Closer to home for Grimm, on March 12 of this year, US District Judge George L. Russell, III, ruled in a case from Maryland (which is also in the Fourth Circuit) that a school district had violated Title IX and the Equal Protection Clause by refusing to allow a transgender boy to use the boys’ locker room at his high school. Judge Allen found Russell’s analysis persuasive, as she did the recent cases from other courts.

Turning to Grimm’s constitutional claim, Allen followed the precedents from other courts that have determined that discrimination against transgender people is subject to “heightened scrutiny” judicial review, similar to that used for sex discrimination cases. Under this standard, the government policy under challenge is presumed unconstitutional and the government — here, the school district — bears the burden of showing that it substantially advances an important governmental interest.

The Gloucester County schools argued that its interest in protecting the privacy of other students was sufficient to vindicate its policy, but Allen disagreed, finding that “the policy at issue was not substantially related to protecting other students’ privacy rights. There were many other ways to protect privacy interests in a non-discriminatory and more effective manner than barring Mr. Grimm from using the boys’ restrooms.”

The school had created three single-user restrooms open to all students, so any student who sought to avoid using a common restroom with Grimm could use one of those. She also noted that the district reacted to the controversy by taking steps “to give all students the option for even greater privacy by installing partitions between urinals and privacy strips for stall doors.” As a result, the privacy concerns raised when the controversy first arose had been substantially alleviated.
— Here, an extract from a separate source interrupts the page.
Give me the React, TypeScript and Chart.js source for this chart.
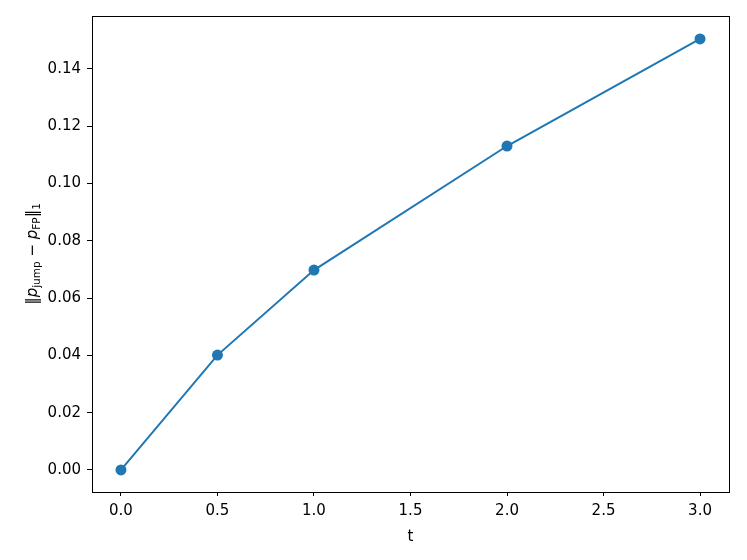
import React, { useEffect, useRef } from "react";
import { Chart, registerables } from "chart.js";

Chart.register(...registerables);

const tValues = [0, 0.5, 1.0, 2.0, 3.0];
const normValues = [0.0, 0.0401, 0.0698, 0.1131, 0.1505];
const xTicks = [0, 0.5, 1.0, 1.5, 2.0, 2.5, 3.0];
const yTicks = [0, 0.02, 0.04, 0.06, 0.08, 0.1, 0.12, 0.14];

const FONT = "'DejaVu Sans', sans-serif";

const framePlugin = {
  id: "frameAndLabel",
  afterDraw(chart: any) {
    const { ctx, chartArea } = chart;
    ctx.save();
    ctx.strokeStyle = "#000";
    ctx.lineWidth = 1;
    ctx.strokeRect(
      Math.round(chartArea.left) + 0.5,
      Math.round(chartArea.top) + 0.5,
      Math.round(chartArea.right - chartArea.left),
      Math.round(chartArea.bottom - chartArea.top)
    );
    const cx = 32;
    const cy = (chartArea.top + chartArea.bottom) / 2;
    ctx.translate(cx, cy);
    ctx.rotate(-Math.PI / 2);
    ctx.fillStyle = "#000";
    ctx.textBaseline = "alphabetic";
    const big = `15px ${FONT}`;
    const ital = `italic 15px ${FONT}`;
    const small = `10.5px ${FONT}`;
    const parts: [string, string, number][] = [
      ["‖", big, 0],
      ["p", ital, 0],
      ["jump", small, 3],
      [" − ", big, 0],
      ["p", ital, 0],
      ["FP", small, 3],
      ["‖", big, 0],
      ["1", small, 3],
    ];
    let total = 0;
    for (const [s, f] of parts) {
      ctx.font = f;
      total += ctx.measureText(s).width;
    }
    let x = -total / 2;
    const baseY = 5;
    for (const [s, f, dy] of parts) {
      ctx.font = f;
      ctx.fillText(s, x, baseY + dy);
      x += ctx.measureText(s).width;
    }
    ctx.restore();
  },
};

export default function App() {
  const ref = useRef<HTMLCanvasElement | null>(null);
  useEffect(() => {
    if (!ref.current) return;
    const chart = new Chart(ref.current, {
      type: "line",
      data: {
        datasets: [
          {
            data: tValues.map((t, i) => ({ x: t, y: normValues[i] })),
            borderColor: "#1f77b4",
            backgroundColor: "#1f77b4",
            borderWidth: 2,
            pointRadius: 5.5,
            pointBorderWidth: 0,
            pointBackgroundColor: "#1f77b4",
            tension: 0,
          },
        ],
      },
      options: {
        animation: false,
        responsive: false,
        events: [],
        layout: { padding: { left: 0, right: 18, top: 16, bottom: 14 } },
        plugins: { legend: { display: false }, tooltip: { enabled: false } },
        scales: {
          x: {
            type: "linear",
            min: -0.15,
            max: 3.15,
            afterBuildTicks: (s: any) => {
              s.ticks = xTicks.map((v) => ({ value: v }));
            },
            afterFit: (s: any) => {
              s.height = 54;
            },
            ticks: {
              callback: (v: any) => Number(v).toFixed(1),
              color: "#000",
              font: { family: FONT, size: 15 },
              padding: 6,
              maxRotation: 0,
            },
            grid: {
              drawOnChartArea: false,
              drawTicks: true,
              tickLength: 4,
              color: "#000",
            },
            border: { display: false },
            title: {
              display: true,
              text: "t",
              color: "#000",
              font: { family: FONT, size: 15 },
              padding: { top: 2, bottom: 0 },
            },
          },
          y: {
            type: "linear",
            min: -0.0077,
            max: 0.1585,
            afterBuildTicks: (s: any) => {
              s.ticks = yTicks.map((v) => ({ value: v }));
            },
            afterFit: (s: any) => {
              s.width = 92;
            },
            ticks: {
              callback: (v: any) => Number(v).toFixed(2),
              color: "#000",
              font: { family: FONT, size: 15 },
              padding: 6,
            },
            grid: {
              drawOnChartArea: false,
              drawTicks: true,
              tickLength: 5,
              color: "#000",
            },
            border: { display: false },
          },
        },
      },
      plugins: [framePlugin],
    });
    return () => chart.destroy();
  }, []);
  return (
    <div style={{ position: "fixed", left: 0, top: 0, width: 747, height: 560, background: "#fff" }}>
      <canvas ref={ref} width={747} height={560} style={{ width: 747, height: 560 }} />
    </div>
  );
}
Denying the school district’s motion to dismiss Grimm’s amended complaint, Allen gave the attorneys 30 days to schedule a settlement conference with a magistrate judge. If a settlement cant’ be worked out, the district court will issue a final order dictating what the district must do to comply with Title IX and the Constitution. And, because Grimm is the prevailing party in this long-running and hotly litigated civil rights case, one suspects that sometime down the road there will be a substantial attorneys’ fee award.

Grimm’s lawyer, Joshua Block of the American Civil Liberties Union’s LGBTQ Rights Project, indicated that their goal is the declaratory judgment, nominal damages for Grimm, and, of course, an end to the district’s discriminatory policy. Grimm now lives in Berkeley, California, and intends to begin college this fall in the Bay Area, according to the New York Times’ report on the case.

The district could appeal Allen’s order to the Fourth Circuit. Attorney General Jeff Sessions has formally rejected the Obama administration’s position that federal sex discrimination laws forbid gender identity discrimination, so the district could count on the Justice Department to support such an appeal.

And Trump’s rapid pace in filling federal circuit court vacancies may slow or eventually halt the continuing trend of transgender-positive rulings from the other circuit courts, but that is not likely to be the case in the Fourth Circuit for some time; it currently has six Obama appointees and four appointed by Bill Clinton on the 15-member court, with only one vacancy for Trump to fill.

The Fourth Circuit was out front of the Supreme Court in 2014 in striking down state bans on same-sex marriage, and its 2016 opinion in Gavin Grimm’s case was notably transgender-friendly, so it is unlikely that an appeal by the district would be successful there. The Supreme Court, of course, may be a different matter. Time will tell.